A Developmental Role for Fatty Acids in Eukaryotes


Health food stores have long hawked fish oil capsules as a cure-all for everything from migraines to heart disease. And though such claims are often weak on scientific evidence, fish oil, it turns out, is no snake oil. A recent review of scientific studies concludes that omega-3 fatty acids can indeed protect against heart disease, and the American Heart Association now recommends fish oil capsules for patients with coronary heart disease.

Fatty acids come in hundreds of varieties, distinguished primarily by their structure, which in turn determines their physiological role. Unlike proteins or genes—which are polymers made up of amino acids and nucleotides, respectively—fatty acids are a large group of compounds containing long chains of carbon and hydrogen atoms with a carboxylate group (acid) attached at the end. It is this asymmetrical chemical configuration that gives fatty acids their unique properties. Fatty acid diversity comes from variations in the length of the carbon chain and in the number of double bonds between carbons. Fatty acids with one or more double bonds are called unsaturated fatty acids.

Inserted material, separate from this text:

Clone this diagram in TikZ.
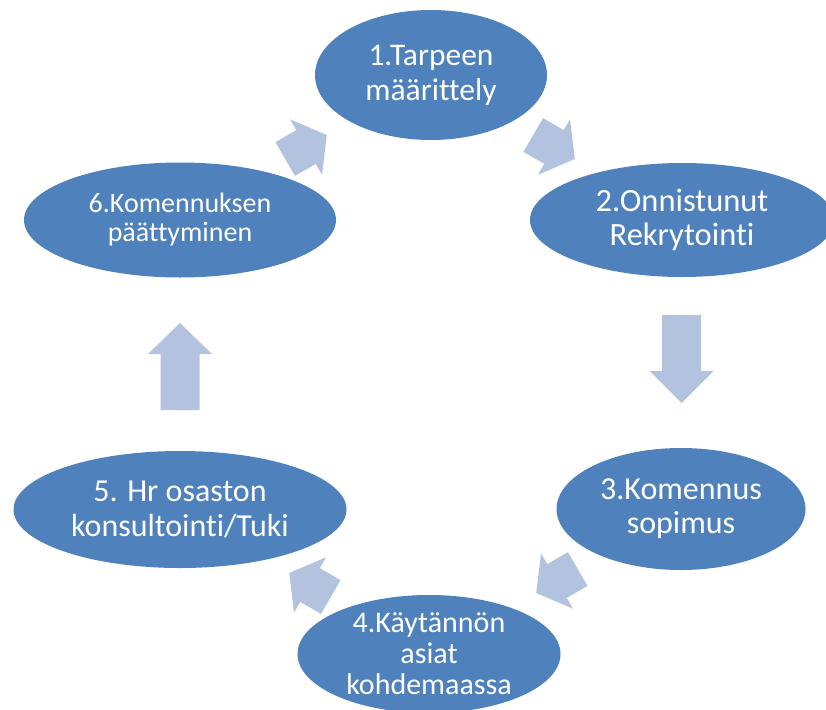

Fatty acids play an essential role in metabolism, providing the cell with a concentrated source of energy, and form the structural foundation of the cell membrane, where they are most conspicuous and perhaps best understood. Long-chain (unbranched) fatty acids, which run ten to 22 carbons long, are the most common fatty acids in animal cells and the most studied. One much less understood class of fatty acids—the monomethyl branched-chain fatty acids (mmBCFAs)—has been found in organisms from bacteria to humans, but its role remains obscure. In this issue of PLoS Biology, Marina Kniazeva et al. explore the origin and function of mmBCFAs in the worm Caenorhabditis elegans and find that these relatively obscure fatty acids play a crucial role in growth and development.

mmBCFAs are abundant in diverse genera of bacteria, which use a supply of branched-chain amino acids and enzymes to assemble the fatty acid chains. mmBCFA biosynthesis has been characterized in bacteria, but not in eukaryotes. (Worms, and humans, are eukaryotes; our cells have nuclei.) Here, Kniazeva et al. identified worm genes that are homologous to the gene that codes for an enzyme called elongase in another eukaryote, yeast. Elongases are enzymes that extend the length of fatty acid chains by two carbons. To see what kind of fatty acid molecules the homologous worm genes were synthesizing, the authors used a technique called RNA interference (RNAi) to “silence” the genes' expression in the worms. Surprisingly, two of the eight inhibited genes had a specific effect on branched-chain fatty acid levels: elo-5 and elo-6.

Inhibiting elo-5 function had deleterious effects on the growth and development of the worms. The progeny of worms treated as embryos with RNAi for elo-5 stopped growing at the first larval stage, while the progeny of worms treated at later stages developed to adulthood but got progressively sicker and showed reproductive problems. These defects were corrected when the researchers fed the mmBCFAs directly to the worms, indicating that these mmBCFAs are essential for normal larval growth and development.

Given the widespread distribution of mmBCFAs in organisms as diverse as bacteria and humans, it's perhaps not too surprising that they regulate essential physiological functions during animal development. It's still not clear, however, what all the components of the fatty acid manufacturing machinery are or how an organism monitors production levels. And though it's still an open question as to how these ubiquitous molecules function in mammals, the fact that they have been conserved throughout evolution underscores their importance—and suggests they may play a similar role.